▶ [GIVEN DATA]:
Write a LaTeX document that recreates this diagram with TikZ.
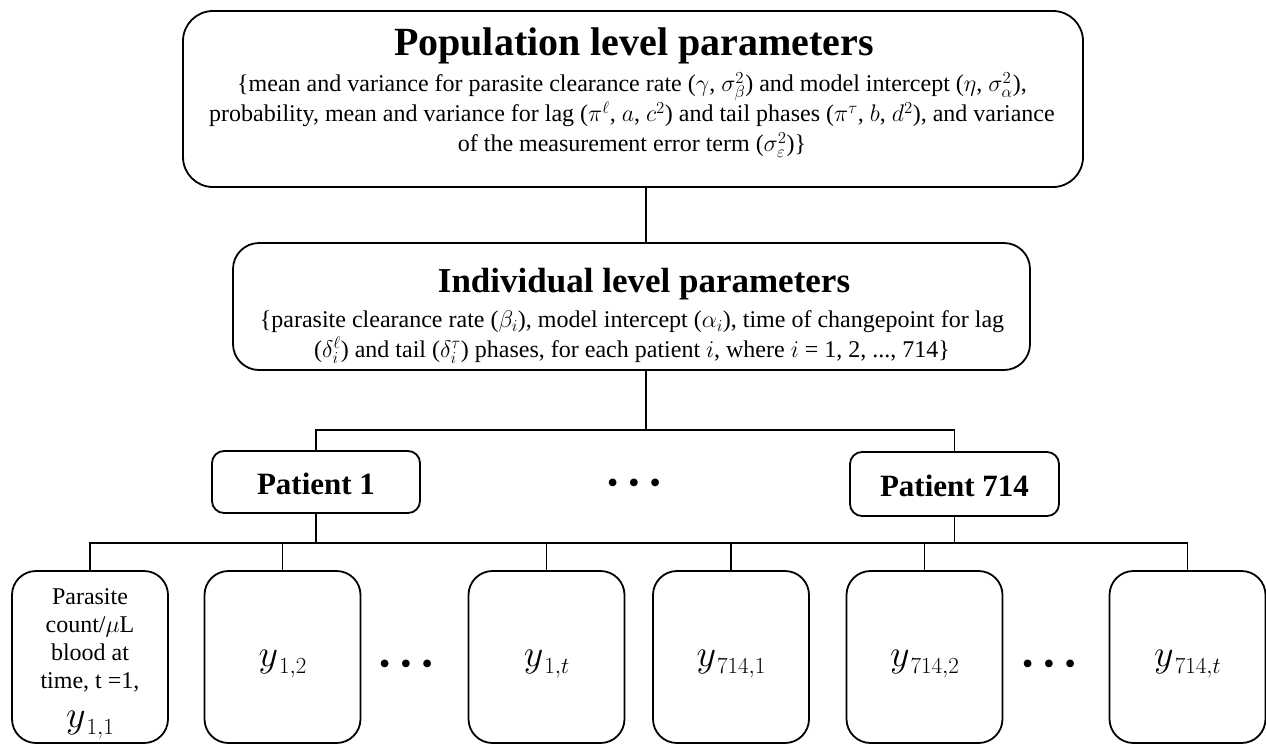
\RequirePackage{fix-cm}
\documentclass[tikz,border=0pt]{standalone}
\usepackage{fontspec}
\setmainfont{Liberation Serif}
\newcommand{\ysub}[1]{$y$\kern1pt\raisebox{-0.2em}{\fontsize{23}{23}\selectfont$#1$}}
\begin{document}
\begin{tikzpicture}[x=1pt,y=-1pt,
  box/.style={draw=black,line width=1.8pt,fill=white,inner sep=0pt},
  conn/.style={draw=black,line width=1.8pt},
  txt/.style={inner sep=0pt,align=center},
  body/.style={txt,font=\fontsize{24}{30}\selectfont},
  ybox/.style={box,rounded corners=24pt,minimum width=156pt,minimum height=172pt},
  pbox/.style={box,rounded corners=12pt},
  ptitle/.style={txt,font=\fontsize{31}{34}\selectfont\bfseries},
  ylab/.style={txt,font=\fontsize{38}{40}\selectfont},
  dots/.style={txt,font=\fontsize{32}{32}\selectfont}
]
\useasboundingbox (0,0) rectangle (1266,745);
\fill[white] (0,0) rectangle (1266,745);

% population box
\node[box,rounded corners=30pt,minimum width=900pt,minimum height=176pt] (pop) at (633,99) {};
\node[txt,font=\fontsize{40}{44}\selectfont\bfseries] (poptitle) at (634,46) {Population level parameters};
\node[body] (popbody) at (632,115) {\{mean and variance for parasite clearance rate ($\gamma$, $\sigma^2_\beta$) and model intercept ($\eta$, $\sigma^2_\alpha$),\\
probability, mean and variance for lag ($\pi^\ell$, $a$, $c^2$) and tail phases ($\pi^\tau$, $b$, $d^2$), and variance\\
of the measurement error term ($\sigma^2_\varepsilon$)\}};

% individual box
\node[box,rounded corners=26pt,minimum width=797pt,minimum height=127pt] (ind) at (631.5,306.5) {};
\node[txt,font=\fontsize{35}{38}\selectfont\bfseries] (indtitle) at (644,284) {Individual level parameters};
\node[body] (indbody) at (632,337) {\{parasite clearance rate ($\beta_i$), model intercept ($\alpha_i$), time of changepoint for lag\\
($\delta^\ell_i$) and tail ($\delta^\tau_i$) phases, for each patient $i$, where $i$ = 1, 2, ..., 714\}};

% patients
\node[pbox,minimum width=208pt,minimum height=62pt] (p1) at (316,482) {};
\node[ptitle] (p1t) at (316,484) {Patient 1};
\node[pbox,minimum width=209pt,minimum height=64pt] (p714) at (954.5,484) {};
\node[ptitle] (p714t) at (954.5,486) {Patient 714};
\node[dots] (mdots) at (634,486) {•\hspace{10pt}•\hspace{10pt}•};

% observation boxes
\node[ybox] (b1) at (90,657) {};
\node[ybox] (b2) at (282.5,657) {};
\node[ybox] (b3) at (546.5,657) {};
\node[ybox] (b4) at (731,657) {};
\node[ybox] (b5) at (924.5,657) {};
\node[ybox] (b6) at (1187.5,657) {};

\node[txt,font=\fontsize{24}{28}\selectfont] (b1t) at (90,640) {Parasite\\count/$\mu$L\\blood at\\time, t =1,};
\node[ylab] (b1y) at (90,725) {\ysub{1{,}1}};
\node[ylab] (b2y) at (282.5,664) {\ysub{1{,}2}};
\node[ylab] (b3y) at (546.5,664) {\ysub{1{,}t}};
\node[ylab] (b4y) at (731,664) {\ysub{714{,}1}};
\node[ylab] (b5y) at (924.5,664) {\ysub{714{,}2}};
\node[ylab] (b6y) at (1187.5,664) {\ysub{714{,}t}};
\node[dots] (ldots) at (406,667) {•\hspace{10pt}•\hspace{10pt}•};
\node[dots] (rdots) at (1049,667) {•\hspace{10pt}•\hspace{10pt}•};

% connectors
\coordinate (trunk) at (646,430);
\coordinate (h2l) at (0,543);
\draw[conn] (pop.south -| trunk) -- (ind.north -| trunk);
\draw[conn] (ind.south -| trunk) -- (trunk);
\draw[conn] (p1.north) |- (trunk) -| (p714.north);
\draw[conn] (p1.south) -- (p1.south |- h2l);
\draw[conn] (p714.south) -- (p714.south |- h2l);
\draw[conn] (b1.north) |- (h2l -| b2.north) -- (b2.north);
\draw[conn] (b1.north |- h2l) -- (b6.north |- h2l) -- (b6.north);
\draw[conn] (b3.north) -- (b3.north |- h2l);
\draw[conn] (b4.north) -- (b4.north |- h2l);
\draw[conn] (b5.north) -- (b5.north |- h2l);
\end{tikzpicture}
\end{document}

▶ [WHAT THE TASK REQUIRES]: The data should be printed again unchanged; leave its pictures out.

▶ [FULL ANSWER]:
Write a LaTeX document that recreates this diagram with TikZ.
\RequirePackage{fix-cm}
\documentclass[tikz,border=0pt]{standalone}
\usepackage{fontspec}
\setmainfont{Liberation Serif}
\newcommand{\ysub}[1]{$y$\kern1pt\raisebox{-0.2em}{\fontsize{23}{23}\selectfont$#1$}}
\begin{document}
\begin{tikzpicture}[x=1pt,y=-1pt,
  box/.style={draw=black,line width=1.8pt,fill=white,inner sep=0pt},
  conn/.style={draw=black,line width=1.8pt},
  txt/.style={inner sep=0pt,align=center},
  body/.style={txt,font=\fontsize{24}{30}\selectfont},
  ybox/.style={box,rounded corners=24pt,minimum width=156pt,minimum height=172pt},
  pbox/.style={box,rounded corners=12pt},
  ptitle/.style={txt,font=\fontsize{31}{34}\selectfont\bfseries},
  ylab/.style={txt,font=\fontsize{38}{40}\selectfont},
  dots/.style={txt,font=\fontsize{32}{32}\selectfont}
]
\useasboundingbox (0,0) rectangle (1266,745);
\fill[white] (0,0) rectangle (1266,745);

% population box
\node[box,rounded corners=30pt,minimum width=900pt,minimum height=176pt] (pop) at (633,99) {};
\node[txt,font=\fontsize{40}{44}\selectfont\bfseries] (poptitle) at (634,46) {Population level parameters};
\node[body] (popbody) at (632,115) {\{mean and variance for parasite clearance rate ($\gamma$, $\sigma^2_\beta$) and model intercept ($\eta$, $\sigma^2_\alpha$),\\
probability, mean and variance for lag ($\pi^\ell$, $a$, $c^2$) and tail phases ($\pi^\tau$, $b$, $d^2$), and variance\\
of the measurement error term ($\sigma^2_\varepsilon$)\}};

% individual box
\node[box,rounded corners=26pt,minimum width=797pt,minimum height=127pt] (ind) at (631.5,306.5) {};
\node[txt,font=\fontsize{35}{38}\selectfont\bfseries] (indtitle) at (644,284) {Individual level parameters};
\node[body] (indbody) at (632,337) {\{parasite clearance rate ($\beta_i$), model intercept ($\alpha_i$), time of changepoint for lag\\
($\delta^\ell_i$) and tail ($\delta^\tau_i$) phases, for each patient $i$, where $i$ = 1, 2, ..., 714\}};

% patients
\node[pbox,minimum width=208pt,minimum height=62pt] (p1) at (316,482) {};
\node[ptitle] (p1t) at (316,484) {Patient 1};
\node[pbox,minimum width=209pt,minimum height=64pt] (p714) at (954.5,484) {};
\node[ptitle] (p714t) at (954.5,486) {Patient 714};
\node[dots] (mdots) at (634,486) {•\hspace{10pt}•\hspace{10pt}•};

% observation boxes
\node[ybox] (b1) at (90,657) {};
\node[ybox] (b2) at (282.5,657) {};
\node[ybox] (b3) at (546.5,657) {};
\node[ybox] (b4) at (731,657) {};
\node[ybox] (b5) at (924.5,657) {};
\node[ybox] (b6) at (1187.5,657) {};

\node[txt,font=\fontsize{24}{28}\selectfont] (b1t) at (90,640) {Parasite\\count/$\mu$L\\blood at\\time, t =1,};
\node[ylab] (b1y) at (90,725) {\ysub{1{,}1}};
\node[ylab] (b2y) at (282.5,664) {\ysub{1{,}2}};
\node[ylab] (b3y) at (546.5,664) {\ysub{1{,}t}};
\node[ylab] (b4y) at (731,664) {\ysub{714{,}1}};
\node[ylab] (b5y) at (924.5,664) {\ysub{714{,}2}};
\node[ylab] (b6y) at (1187.5,664) {\ysub{714{,}t}};
\node[dots] (ldots) at (406,667) {•\hspace{10pt}•\hspace{10pt}•};
\node[dots] (rdots) at (1049,667) {•\hspace{10pt}•\hspace{10pt}•};

% connectors
\coordinate (trunk) at (646,430);
\coordinate (h2l) at (0,543);
\draw[conn] (pop.south -| trunk) -- (ind.north -| trunk);
\draw[conn] (ind.south -| trunk) -- (trunk);
\draw[conn] (p1.north) |- (trunk) -| (p714.north);
\draw[conn] (p1.south) -- (p1.south |- h2l);
\draw[conn] (p714.south) -- (p714.south |- h2l);
\draw[conn] (b1.north) |- (h2l -| b2.north) -- (b2.north);
\draw[conn] (b1.north |- h2l) -- (b6.north |- h2l) -- (b6.north);
\draw[conn] (b3.north) -- (b3.north |- h2l);
\draw[conn] (b4.north) -- (b4.north |- h2l);
\draw[conn] (b5.north) -- (b5.north |- h2l);
\end{tikzpicture}
\end{document}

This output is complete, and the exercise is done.